When? First rate cut more likely after Union Budget
The RBI’s statement “… a change in the monetary policy stance is likely early next year, including outside the policy review cycle…” effectively opens up the timing of the first rate cut to a wide window of mid-January (after December inflation release) and early-April (scheduled policy meeting). If an out-of-the-turn policy rate decision is indeed likely, we expect the first rate cut to be in March 2015 after the fiscal aspect is factored in from the Union Budget. Clarity will also emerge on the disinflationary trends through December and January prints, which will enable the RBI to start a rate-cut cycle on a more concrete ground. We think that an earlier cut in January will be likely if the December inflation print is significantly lower than the RBI’s expectation (~5.5%), implying higher-than-expected disinflationary impulses.
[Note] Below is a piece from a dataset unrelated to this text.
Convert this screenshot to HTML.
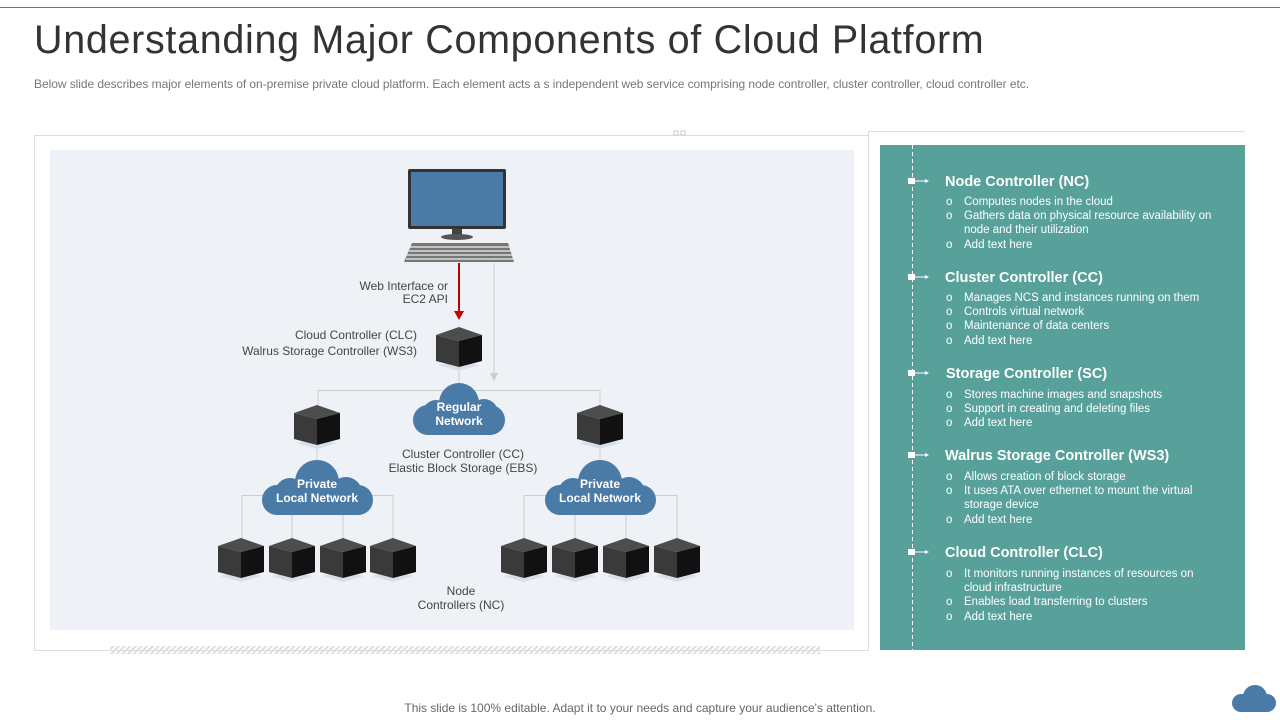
<!DOCTYPE html>
<html><head><meta charset="utf-8"><style>
body{margin:0;width:1280px;height:720px;background:#fff;font-family:"Liberation Sans",sans-serif;overflow:hidden;position:relative}
</style></head><body>
<div style="position:absolute;left:0;top:7px;width:1280px;height:1px;background:#4a7ea8"></div>
<div style="position:absolute;left:34px;top:18px;font-size:39.5px;color:#333;letter-spacing:0.68px">Understanding Major Components of Cloud Platform</div>
<div style="position:absolute;left:34px;top:77px;font-size:12px;color:#777;letter-spacing:-0.05px">Below slide describes major elements of on-premise private cloud platform. Each element acts a s independent web service comprising node controller, cluster controller, cloud controller etc.</div>
<svg width="1280" height="720" style="position:absolute;left:0;top:0" font-family="Liberation Sans, sans-serif">
<defs>
<symbol id="cube" viewBox="0 0 46 44" width="46" height="44">
<polygon points="2,38 23,44 44,38 23,34" fill="#d8dfe8"/>
<polygon points="23,0 0,8 23,14 46,8" fill="#4d4d4d"/>
<polygon points="0,8 23,14 23,40 0,34" fill="#3a3a3a"/>
<polygon points="23,14 46,8 46,34 23,40" fill="#111"/>
</symbol>
<pattern id="hatch" width="4" height="4" patternUnits="userSpaceOnUse" patternTransform="rotate(45)"><rect width="2" height="4" fill="#ddd"/></pattern>
</defs>
<rect x="34.5" y="135.5" width="834" height="515" fill="#fff" stroke="#ddd"/>
<line x1="868" y1="131.5" x2="1245" y2="131.5" stroke="#ddd"/>
<line x1="868.5" y1="131" x2="868.5" y2="650" stroke="#ddd"/>
<rect x="674" y="131" width="4" height="4" fill="none" stroke="#ccc"/><rect x="681" y="131" width="4" height="4" fill="none" stroke="#ccc"/>
<rect x="50" y="150" width="804" height="480" fill="#eef2f7"/>
<rect x="110" y="646" width="710" height="8" fill="url(#hatch)"/>
<rect x="408" y="169" width="98" height="60" rx="2" fill="#333"/>
<rect x="411" y="172" width="92" height="54" fill="#4a7aa6"/>
<rect x="452" y="229" width="10" height="6" fill="#444"/>
<ellipse cx="457" cy="237" rx="16" ry="3" fill="#555"/>
<polygon points="412,243 508,243 514,262 404,262" fill="#777"/>
<g stroke="#eee" stroke-width="1.2"><line x1="410" y1="247" x2="510" y2="247"/><line x1="409" y1="251" x2="511" y2="251"/><line x1="407" y1="255" x2="512" y2="255"/><line x1="406" y1="259" x2="513" y2="259"/></g>
<line x1="459" y1="263" x2="459" y2="312" stroke="#c00000" stroke-width="2"/>
<polygon points="454,311 464,311 459,320" fill="#c00000"/>
<line x1="494" y1="263" x2="494" y2="374" stroke="#ccc"/>
<polygon points="490,373 498,373 494,381" fill="#ccc"/>
<g stroke="#ccc" fill="none">
<line x1="459" y1="367" x2="459" y2="390"/>
<polyline points="318,410 318,390.5 600,390.5 600,410"/>
<line x1="317" y1="445" x2="317" y2="470"/><line x1="600" y1="445" x2="600" y2="470"/>
<polyline points="242,540 242,495.5 393,495.5 393,540"/>
<line x1="292" y1="510" x2="292" y2="540"/><line x1="343" y1="510" x2="343" y2="540"/>
<polyline points="524,540 524,495.5 677,495.5 677,540"/>
<line x1="575" y1="510" x2="575" y2="540"/><line x1="626" y1="510" x2="626" y2="540"/>
</g>
<use href="#cube" x="436" y="327"/>
<use href="#cube" x="294" y="405"/><use href="#cube" x="577" y="405"/>
<use href="#cube" x="218" y="538"/><use href="#cube" x="269" y="538"/><use href="#cube" x="320" y="538"/><use href="#cube" x="370" y="538"/>
<use href="#cube" x="501" y="538"/><use href="#cube" x="552" y="538"/><use href="#cube" x="603" y="538"/><use href="#cube" x="654" y="538"/>
<g fill="#4a7aa6">
<rect x="413" y="405" width="92" height="30" rx="15"/><circle cx="459" cy="403" r="20"/><circle cx="436" cy="413" r="13"/><circle cx="484" cy="413" r="14"/>
<rect x="262" y="485" width="111" height="30" rx="15"/><circle cx="317" cy="482" r="22"/><circle cx="290" cy="493" r="15"/><circle cx="346" cy="493" r="16"/>
<rect x="545" y="485" width="111" height="30" rx="15"/><circle cx="600" cy="482" r="22"/><circle cx="573" cy="493" r="15"/><circle cx="629" cy="493" r="16"/>
</g>
<g fill="#fff" font-weight="bold" font-size="12" text-anchor="middle">
<text x="459" y="411">Regular</text><text x="459" y="425">Network</text>
<text x="317" y="488">Private</text><text x="317" y="502">Local Network</text>
<text x="600" y="488">Private</text><text x="600" y="502">Local Network</text>
</g>
<g fill="#444" font-size="12">
<text x="448" y="290" text-anchor="end">Web Interface or</text><text x="448" y="303" text-anchor="end">EC2 API</text>
<text x="417" y="339" text-anchor="end">Cloud Controller  (CLC)</text><text x="417" y="355" text-anchor="end">Walrus Storage Controller (WS3)</text>
<text x="463" y="458" text-anchor="middle">Cluster Controller (CC)</text><text x="463" y="472" text-anchor="middle">Elastic Block Storage (EBS)</text>
<text x="461" y="595" text-anchor="middle">Node</text><text x="461" y="609" text-anchor="middle">Controllers (NC)</text>
</g>
<rect x="880" y="145" width="365" height="505" fill="#57a19a"/>
<line x1="912.5" y1="145" x2="912.5" y2="650" stroke="#fff" stroke-dasharray="4,3"/>
<g fill="#fff">
<g id="mk"><rect x="908" y="178" width="7" height="6"/><line x1="915" y1="181" x2="926" y2="181" stroke="#fff"/><polygon points="925,179 929,181 925,183"/></g>
<use href="#mk" y="96"/><use href="#mk" y="192"/><use href="#mk" y="274"/><use href="#mk" y="371"/>
<g font-weight="bold" font-size="14.5">
<text x="945" y="186">Node Controller (NC)</text>
<text x="945" y="282">Cluster Controller (CC)</text>
<text x="946" y="378">Storage Controller (SC)</text>
<text x="945" y="460">Walrus  Storage Controller (WS3)</text>
<text x="945" y="557">Cloud Controller (CLC)</text>
</g>
<g font-size="11.5">
<text x="946" y="205">o</text><text x="964" y="205">Computes nodes in the cloud</text>
<text x="946" y="219">o</text><text x="964" y="219">Gathers data on physical resource availability on</text>
<text x="964" y="233">node and their utilization</text>
<text x="946" y="248">o</text><text x="964" y="248">Add text here</text>
<text x="946" y="301">o</text><text x="964" y="301">Manages NCS and instances running on them</text>
<text x="946" y="315">o</text><text x="964" y="315">Controls virtual network</text>
<text x="946" y="329">o</text><text x="964" y="329">Maintenance of data centers</text>
<text x="946" y="344">o</text><text x="964" y="344">Add text here</text>
<text x="946" y="398">o</text><text x="964" y="398">Stores machine images and snapshots</text>
<text x="946" y="412">o</text><text x="964" y="412">Support in creating and deleting files</text>
<text x="946" y="426">o</text><text x="964" y="426">Add text here</text>
<text x="946" y="480">o</text><text x="964" y="480">Allows creation of block storage</text>
<text x="946" y="494">o</text><text x="964" y="494">It uses ATA over ethernet to mount the virtual</text>
<text x="964" y="508">storage device</text>
<text x="946" y="523">o</text><text x="964" y="523">Add text here</text>
<text x="946" y="577">o</text><text x="964" y="577">It monitors running instances of resources on</text>
<text x="964" y="591">cloud infrastructure</text>
<text x="946" y="605">o</text><text x="964" y="605">Enables load transferring to clusters</text>
<text x="946" y="620">o</text><text x="964" y="620">Add text here</text>
</g>
</g>
<text x="640" y="712" text-anchor="middle" font-size="12" fill="#666">This slide is 100% editable. Adapt it to your needs and capture your audience's attention.</text>
<g fill="#4a7aa6"><rect x="1232" y="694" width="44" height="18" rx="9"/><circle cx="1255" cy="697" r="12"/><circle cx="1242" cy="702" r="8"/></g>
</svg>
</body></html>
However, as a central bank starting out on a new monetary policy framework, the RBI will likely want to be sure of the trajectory and be late rather than risk reversals in policy stance.
Why? Disinflationary impulses beyond base effects will drive rate cut conviction
The inflation-based decision to cut repo rate will be driven by (1) sustainability of disinflationary impulses and (2) achieving the glide into the 6% even after rate cuts. These two conditions will receive greater attention over next 2-3 months, a period when the base effect-related drops in inflation will be over and also when some seasonal uptick in vegetable prices could be expected. The consequent changes in the public’s inflation expectations will remain a major input for the RBI as it decides the timing of the interest rate reduction. While the short-term drivers of inflation like commodity prices (global aspect) and minimum support prices (domestic aspect) remain comfortable, the long-term drivers like rural wages and structural frictions (hoarding, storage and logistics) will be important for sustained retail inflation of 4% (+/-) 2%.
How much? 50-75 bps over next one year
We note that the supply-side responses of an investment pick-up to interest rate reductions could continue to be muted. This is because we need an overall strong demand from domestic and external sources to clear out the excess capacities that are present in the economy. Apart from this, the RBI alludes to the fact that the pace of revival of stalled projects is still slow. The above argument implies that India’s potential growth rate will take a relatively long time to rise. The risk that the RBI runs is to cut the interest rates too deep and rekindle domestic demand much more sharply than the supply-side dynamics.
We expect that the RBI would be open to just a 50-75 bps cut in repo rate in CY2015. Further, in our opinion, the probability that the cuts will be delivered in equal doses of 25 bps is much higher. This is because as per the current inflation projection of the RBI “over the next 12-month… inflation is expected to retain some momentum and hover around 6%”.